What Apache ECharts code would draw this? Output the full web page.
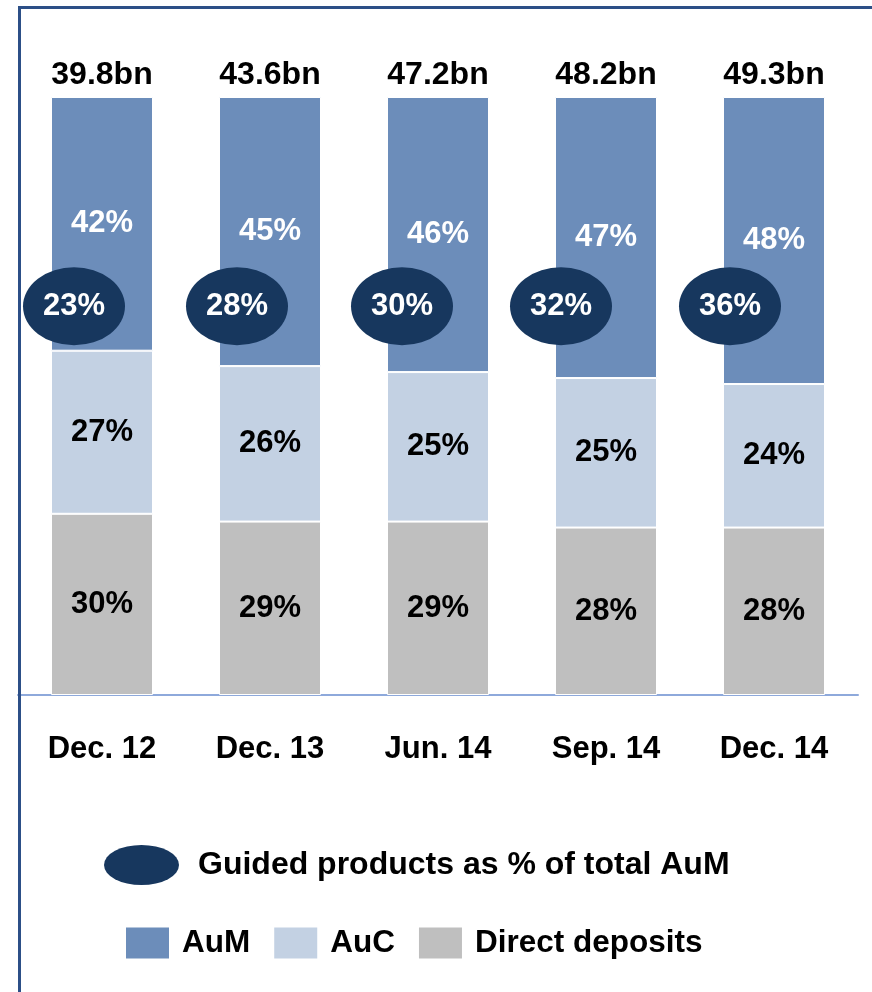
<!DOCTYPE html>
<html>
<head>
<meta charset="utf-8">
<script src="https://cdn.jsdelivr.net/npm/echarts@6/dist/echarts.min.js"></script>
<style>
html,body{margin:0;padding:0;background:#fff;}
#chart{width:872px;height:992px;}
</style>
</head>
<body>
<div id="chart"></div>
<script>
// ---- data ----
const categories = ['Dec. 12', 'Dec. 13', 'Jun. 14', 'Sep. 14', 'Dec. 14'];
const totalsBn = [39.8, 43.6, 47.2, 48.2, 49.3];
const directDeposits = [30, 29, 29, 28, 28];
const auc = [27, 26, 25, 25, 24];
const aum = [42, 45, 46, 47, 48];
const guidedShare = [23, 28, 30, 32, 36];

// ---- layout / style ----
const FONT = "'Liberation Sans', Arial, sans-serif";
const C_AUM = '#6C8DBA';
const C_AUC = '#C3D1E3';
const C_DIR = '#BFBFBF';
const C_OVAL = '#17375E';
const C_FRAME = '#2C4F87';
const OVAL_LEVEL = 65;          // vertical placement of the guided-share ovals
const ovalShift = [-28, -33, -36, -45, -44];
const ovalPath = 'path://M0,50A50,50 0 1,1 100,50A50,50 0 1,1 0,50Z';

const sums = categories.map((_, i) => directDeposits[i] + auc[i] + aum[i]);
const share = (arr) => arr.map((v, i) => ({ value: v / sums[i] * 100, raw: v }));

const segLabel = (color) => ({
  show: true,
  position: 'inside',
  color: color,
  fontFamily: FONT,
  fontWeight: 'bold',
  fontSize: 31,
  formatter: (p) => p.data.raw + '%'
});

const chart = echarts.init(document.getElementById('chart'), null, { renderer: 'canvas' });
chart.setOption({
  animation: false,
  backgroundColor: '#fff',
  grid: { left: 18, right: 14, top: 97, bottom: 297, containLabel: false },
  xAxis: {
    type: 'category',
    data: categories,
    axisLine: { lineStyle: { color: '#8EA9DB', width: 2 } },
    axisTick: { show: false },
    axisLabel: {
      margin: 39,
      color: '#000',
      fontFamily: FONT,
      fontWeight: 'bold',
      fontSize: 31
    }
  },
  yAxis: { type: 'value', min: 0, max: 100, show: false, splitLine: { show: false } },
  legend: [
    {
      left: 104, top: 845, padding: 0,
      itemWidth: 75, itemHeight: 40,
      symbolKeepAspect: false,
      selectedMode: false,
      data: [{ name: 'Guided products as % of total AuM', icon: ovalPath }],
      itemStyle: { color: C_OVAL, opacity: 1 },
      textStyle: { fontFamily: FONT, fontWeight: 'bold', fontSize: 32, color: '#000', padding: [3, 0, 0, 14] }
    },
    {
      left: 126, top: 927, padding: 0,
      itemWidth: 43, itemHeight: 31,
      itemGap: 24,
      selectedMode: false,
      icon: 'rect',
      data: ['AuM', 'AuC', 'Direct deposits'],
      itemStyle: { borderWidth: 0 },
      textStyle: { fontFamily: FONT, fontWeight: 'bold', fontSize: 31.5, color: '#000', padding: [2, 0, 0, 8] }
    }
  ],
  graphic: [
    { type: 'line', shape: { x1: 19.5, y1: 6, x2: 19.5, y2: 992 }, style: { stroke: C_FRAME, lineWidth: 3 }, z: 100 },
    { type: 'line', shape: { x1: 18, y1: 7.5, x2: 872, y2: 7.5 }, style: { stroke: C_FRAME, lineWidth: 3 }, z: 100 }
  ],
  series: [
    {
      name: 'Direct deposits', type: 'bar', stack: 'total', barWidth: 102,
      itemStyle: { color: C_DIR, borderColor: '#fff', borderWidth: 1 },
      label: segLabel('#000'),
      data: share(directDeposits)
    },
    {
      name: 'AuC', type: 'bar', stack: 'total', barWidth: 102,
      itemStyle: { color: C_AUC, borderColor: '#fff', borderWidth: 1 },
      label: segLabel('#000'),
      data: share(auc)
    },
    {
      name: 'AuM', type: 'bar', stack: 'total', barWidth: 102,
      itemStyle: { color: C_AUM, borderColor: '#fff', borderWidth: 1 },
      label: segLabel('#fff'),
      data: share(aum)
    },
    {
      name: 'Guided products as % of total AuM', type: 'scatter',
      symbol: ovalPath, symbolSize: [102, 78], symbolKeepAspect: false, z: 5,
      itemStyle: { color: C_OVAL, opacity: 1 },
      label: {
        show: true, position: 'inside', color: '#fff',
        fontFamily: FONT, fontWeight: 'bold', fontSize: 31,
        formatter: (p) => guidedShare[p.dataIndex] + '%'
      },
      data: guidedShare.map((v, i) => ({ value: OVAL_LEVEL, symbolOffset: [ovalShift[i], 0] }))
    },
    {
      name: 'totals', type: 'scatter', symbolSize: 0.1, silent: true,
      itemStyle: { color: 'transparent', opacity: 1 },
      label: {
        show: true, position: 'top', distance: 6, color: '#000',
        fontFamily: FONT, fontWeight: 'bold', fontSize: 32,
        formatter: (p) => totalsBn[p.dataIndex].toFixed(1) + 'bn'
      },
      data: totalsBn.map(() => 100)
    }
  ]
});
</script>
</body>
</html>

━━━

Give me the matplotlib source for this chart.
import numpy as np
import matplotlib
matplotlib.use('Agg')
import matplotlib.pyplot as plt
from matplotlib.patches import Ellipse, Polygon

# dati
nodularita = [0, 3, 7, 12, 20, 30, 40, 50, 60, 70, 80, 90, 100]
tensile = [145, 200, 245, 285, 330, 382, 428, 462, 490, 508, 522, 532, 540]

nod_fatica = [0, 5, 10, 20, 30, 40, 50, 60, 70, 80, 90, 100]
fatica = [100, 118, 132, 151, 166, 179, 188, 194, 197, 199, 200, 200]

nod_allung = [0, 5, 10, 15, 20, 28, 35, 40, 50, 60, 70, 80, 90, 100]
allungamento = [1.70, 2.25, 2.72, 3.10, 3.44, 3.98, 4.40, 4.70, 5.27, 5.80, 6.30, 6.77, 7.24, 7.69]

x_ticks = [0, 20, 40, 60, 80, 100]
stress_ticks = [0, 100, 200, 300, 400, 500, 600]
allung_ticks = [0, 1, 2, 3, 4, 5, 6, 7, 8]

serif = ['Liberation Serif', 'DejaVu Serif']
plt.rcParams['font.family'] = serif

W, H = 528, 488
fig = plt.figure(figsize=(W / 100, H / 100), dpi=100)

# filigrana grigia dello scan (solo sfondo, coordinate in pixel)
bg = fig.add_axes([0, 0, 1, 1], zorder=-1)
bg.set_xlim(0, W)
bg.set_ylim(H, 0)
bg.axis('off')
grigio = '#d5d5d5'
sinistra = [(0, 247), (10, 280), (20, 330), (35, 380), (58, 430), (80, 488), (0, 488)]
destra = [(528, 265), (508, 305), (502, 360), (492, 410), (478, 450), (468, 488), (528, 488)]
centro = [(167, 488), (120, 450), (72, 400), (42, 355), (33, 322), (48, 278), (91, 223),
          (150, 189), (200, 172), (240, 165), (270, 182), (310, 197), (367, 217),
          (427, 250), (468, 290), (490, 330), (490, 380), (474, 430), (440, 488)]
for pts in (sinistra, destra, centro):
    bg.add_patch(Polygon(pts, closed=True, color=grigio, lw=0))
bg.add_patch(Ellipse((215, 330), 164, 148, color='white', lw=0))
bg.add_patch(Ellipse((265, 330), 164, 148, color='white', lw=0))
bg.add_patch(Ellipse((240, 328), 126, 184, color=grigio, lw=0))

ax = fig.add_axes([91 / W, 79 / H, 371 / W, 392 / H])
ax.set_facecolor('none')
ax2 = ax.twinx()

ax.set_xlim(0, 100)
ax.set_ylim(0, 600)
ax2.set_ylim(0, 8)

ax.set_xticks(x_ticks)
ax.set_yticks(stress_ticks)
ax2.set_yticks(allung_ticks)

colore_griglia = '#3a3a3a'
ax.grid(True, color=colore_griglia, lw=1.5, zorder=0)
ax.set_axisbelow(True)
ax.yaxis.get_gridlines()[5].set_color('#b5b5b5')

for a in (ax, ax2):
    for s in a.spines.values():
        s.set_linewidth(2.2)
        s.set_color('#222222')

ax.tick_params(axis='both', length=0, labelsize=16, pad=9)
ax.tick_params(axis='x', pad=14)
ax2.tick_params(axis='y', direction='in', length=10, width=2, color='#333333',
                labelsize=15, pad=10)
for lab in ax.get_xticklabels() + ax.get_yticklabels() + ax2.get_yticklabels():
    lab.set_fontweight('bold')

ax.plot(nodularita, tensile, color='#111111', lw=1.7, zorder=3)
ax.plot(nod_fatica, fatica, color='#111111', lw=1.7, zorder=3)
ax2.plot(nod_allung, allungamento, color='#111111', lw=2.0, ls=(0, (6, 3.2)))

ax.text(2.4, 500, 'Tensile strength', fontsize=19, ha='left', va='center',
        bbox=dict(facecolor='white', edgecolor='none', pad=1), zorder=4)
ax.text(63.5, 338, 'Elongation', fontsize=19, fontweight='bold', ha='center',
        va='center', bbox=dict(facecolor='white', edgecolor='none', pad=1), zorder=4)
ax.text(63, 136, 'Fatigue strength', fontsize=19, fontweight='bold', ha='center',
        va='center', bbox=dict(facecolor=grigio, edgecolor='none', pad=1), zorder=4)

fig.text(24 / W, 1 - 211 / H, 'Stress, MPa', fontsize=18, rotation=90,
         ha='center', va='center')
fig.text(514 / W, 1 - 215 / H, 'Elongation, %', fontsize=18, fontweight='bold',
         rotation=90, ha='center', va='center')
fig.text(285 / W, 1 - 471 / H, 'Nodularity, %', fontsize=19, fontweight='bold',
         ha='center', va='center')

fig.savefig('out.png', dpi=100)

━━━

= JOB =
Copy, exactly as they stand, the lines from the one that holds "What Apache ECharts" to the one that holds "const guidedShare = [23, 28, 30, 32, 36];", both included, and drop every picture.

= SOLUTION TO THIS EXERCISE =
What Apache ECharts code would draw this? Output the full web page.
<!DOCTYPE html>
<html>
<head>
<meta charset="utf-8">
<script src="https://cdn.jsdelivr.net/npm/echarts@6/dist/echarts.min.js"></script>
<style>
html,body{margin:0;padding:0;background:#fff;}
#chart{width:872px;height:992px;}
</style>
</head>
<body>
<div id="chart"></div>
<script>
// ---- data ----
const categories = ['Dec. 12', 'Dec. 13', 'Jun. 14', 'Sep. 14', 'Dec. 14'];
const totalsBn = [39.8, 43.6, 47.2, 48.2, 49.3];
const directDeposits = [30, 29, 29, 28, 28];
const auc = [27, 26, 25, 25, 24];
const aum = [42, 45, 46, 47, 48];
const guidedShare = [23, 28, 30, 32, 36];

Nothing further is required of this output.